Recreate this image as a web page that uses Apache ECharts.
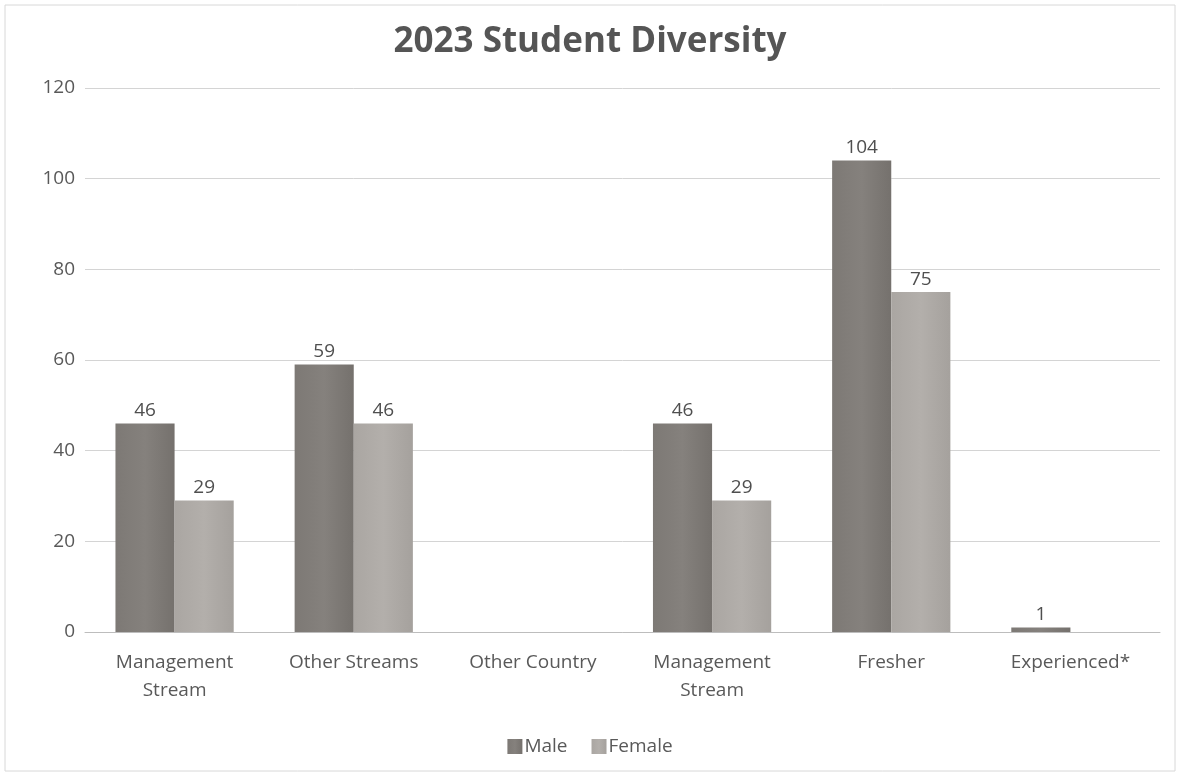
<!DOCTYPE html>
<html>
<head>
<meta charset="utf-8">
<script src="https://cdn.jsdelivr.net/npm/echarts@6/dist/echarts.min.js"></script>
<style>
  html, body { margin: 0; padding: 0; background: #ffffff; }
  #chart { width: 1180px; height: 779px; }
</style>
</head>
<body>
<div id="chart"></div>
<script>
// Student intake by stream and experience, split by gender
const categories = ['Management\nStream', 'Other Streams', 'Other Country', 'Management\nStream', 'Fresher', 'Experienced*'];
const maleValues = [46, 59, null, 46, 104, 1];
const femaleValues = [29, 46, null, 29, 75, null];
const yTicks = { min: 0, max: 120, interval: 20 };

const textColor = '#595959';
const font = '"Open Sans", "Noto Sans", sans-serif';

const chart = echarts.init(document.getElementById('chart'));

const barLabel = {
  show: true,
  position: 'top',
  distance: 3,
  color: '#4f4f4f',
  fontFamily: font,
  fontSize: 19
};

chart.setOption({
  backgroundColor: '#ffffff',
  animation: false,
  title: {
    text: '2023 Student Diversity',
    left: 'center',
    top: 20,
    textStyle: { fontFamily: font, fontSize: 35, fontWeight: 'bold', color: '#555555' }
  },
  legend: {
    bottom: 18,
    left: 'center',
    itemWidth: 15,
    itemHeight: 15,
    itemGap: 24,
    icon: 'rect',
    textStyle: { fontFamily: font, fontSize: 19, color: textColor, padding: [0, 0, 0, -3] }
  },
  grid: { left: 85, right: 20, top: 88, bottom: 147, containLabel: false },
  xAxis: {
    type: 'category',
    data: categories,
    axisLine: { lineStyle: { color: '#bdbdbd', width: 1 } },
    axisTick: { show: false },
    axisLabel: { fontFamily: font, fontSize: 19, color: textColor, margin: 17, lineHeight: 28, interval: 0 }
  },
  yAxis: {
    type: 'value',
    min: yTicks.min,
    max: yTicks.max,
    interval: yTicks.interval,
    axisLine: { show: false },
    axisTick: { show: false },
    axisLabel: { fontFamily: font, fontSize: 19, color: textColor, margin: 10, align: 'right' },
    splitLine: { lineStyle: { color: '#d4d4d4', width: 1 } }
  },
  series: [
    {
      name: 'Male',
      type: 'bar',
      data: maleValues,
      barGap: '0%',
      barCategoryGap: '34%',
      itemStyle: {
        color: new echarts.graphic.LinearGradient(0, 0, 1, 0, [
          { offset: 0, color: '#7d7975' },
          { offset: 0.5, color: '#85817d' },
          { offset: 1, color: '#75716d' }
        ])
      },
      label: barLabel
    },
    {
      name: 'Female',
      type: 'bar',
      data: femaleValues,
      itemStyle: {
        color: new echarts.graphic.LinearGradient(0, 0, 1, 0, [
          { offset: 0, color: '#aaa6a2' },
          { offset: 0.5, color: '#b3afab' },
          { offset: 1, color: '#a5a19d' }
        ])
      },
      label: barLabel
    }
  ],
  graphic: [
    {
      type: 'rect',
      shape: { x: 5, y: 5, width: 1170, height: 766 },
      style: { fill: 'none', stroke: '#d8d8d8', lineWidth: 1 },
      silent: true
    }
  ]
});
</script>
</body>
</html>
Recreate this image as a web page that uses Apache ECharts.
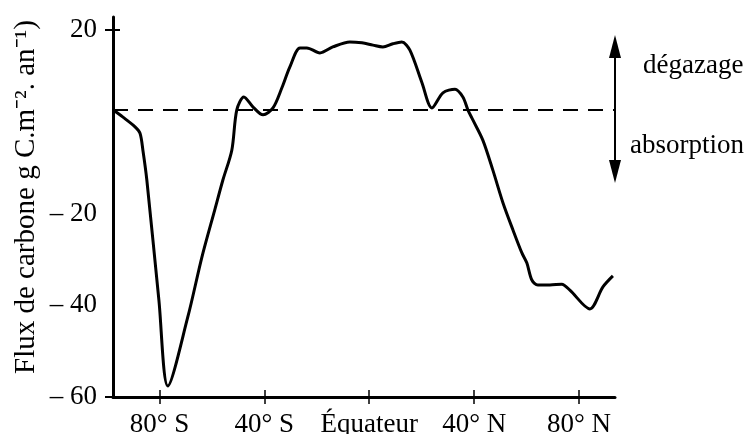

* [SHORT EXERCISE]: Write out the material above once more, exactly as it reads, with no pictures.

* [EXERCISE RESPONSE]:
Recreate this image as a web page that uses Apache ECharts.
<!DOCTYPE html>
<html>
<head>
<meta charset="utf-8">
<script src="https://cdn.jsdelivr.net/npm/echarts@6/dist/echarts.min.js"></script>
<style>
  html, body { margin: 0; padding: 0; background: #ffffff; }
  #chart { width: 1180px; height: 779px; }
</style>
</head>
<body>
<div id="chart"></div>
<script>
// Student intake by stream and experience, split by gender
const categories = ['Management\nStream', 'Other Streams', 'Other Country', 'Management\nStream', 'Fresher', 'Experienced*'];
const maleValues = [46, 59, null, 46, 104, 1];
const femaleValues = [29, 46, null, 29, 75, null];
const yTicks = { min: 0, max: 120, interval: 20 };

const textColor = '#595959';
const font = '"Open Sans", "Noto Sans", sans-serif';

const chart = echarts.init(document.getElementById('chart'));

const barLabel = {
  show: true,
  position: 'top',
  distance: 3,
  color: '#4f4f4f',
  fontFamily: font,
  fontSize: 19
};

chart.setOption({
  backgroundColor: '#ffffff',
  animation: false,
  title: {
    text: '2023 Student Diversity',
    left: 'center',
    top: 20,
    textStyle: { fontFamily: font, fontSize: 35, fontWeight: 'bold', color: '#555555' }
  },
  legend: {
    bottom: 18,
    left: 'center',
    itemWidth: 15,
    itemHeight: 15,
    itemGap: 24,
    icon: 'rect',
    textStyle: { fontFamily: font, fontSize: 19, color: textColor, padding: [0, 0, 0, -3] }
  },
  grid: { left: 85, right: 20, top: 88, bottom: 147, containLabel: false },
  xAxis: {
    type: 'category',
    data: categories,
    axisLine: { lineStyle: { color: '#bdbdbd', width: 1 } },
    axisTick: { show: false },
    axisLabel: { fontFamily: font, fontSize: 19, color: textColor, margin: 17, lineHeight: 28, interval: 0 }
  },
  yAxis: {
    type: 'value',
    min: yTicks.min,
    max: yTicks.max,
    interval: yTicks.interval,
    axisLine: { show: false },
    axisTick: { show: false },
    axisLabel: { fontFamily: font, fontSize: 19, color: textColor, margin: 10, align: 'right' },
    splitLine: { lineStyle: { color: '#d4d4d4', width: 1 } }
  },
  series: [
    {
      name: 'Male',
      type: 'bar',
      data: maleValues,
      barGap: '0%',
      barCategoryGap: '34%',
      itemStyle: {
        color: new echarts.graphic.LinearGradient(0, 0, 1, 0, [
          { offset: 0, color: '#7d7975' },
          { offset: 0.5, color: '#85817d' },
          { offset: 1, color: '#75716d' }
        ])
      },
      label: barLabel
    },
    {
      name: 'Female',
      type: 'bar',
      data: femaleValues,
      itemStyle: {
        color: new echarts.graphic.LinearGradient(0, 0, 1, 0, [
          { offset: 0, color: '#aaa6a2' },
          { offset: 0.5, color: '#b3afab' },
          { offset: 1, color: '#a5a19d' }
        ])
      },
      label: barLabel
    }
  ],
  graphic: [
    {
      type: 'rect',
      shape: { x: 5, y: 5, width: 1170, height: 766 },
      style: { fill: 'none', stroke: '#d8d8d8', lineWidth: 1 },
      silent: true
    }
  ]
});
</script>
</body>
</html>
Recreate this image as a web page that uses Apache ECharts.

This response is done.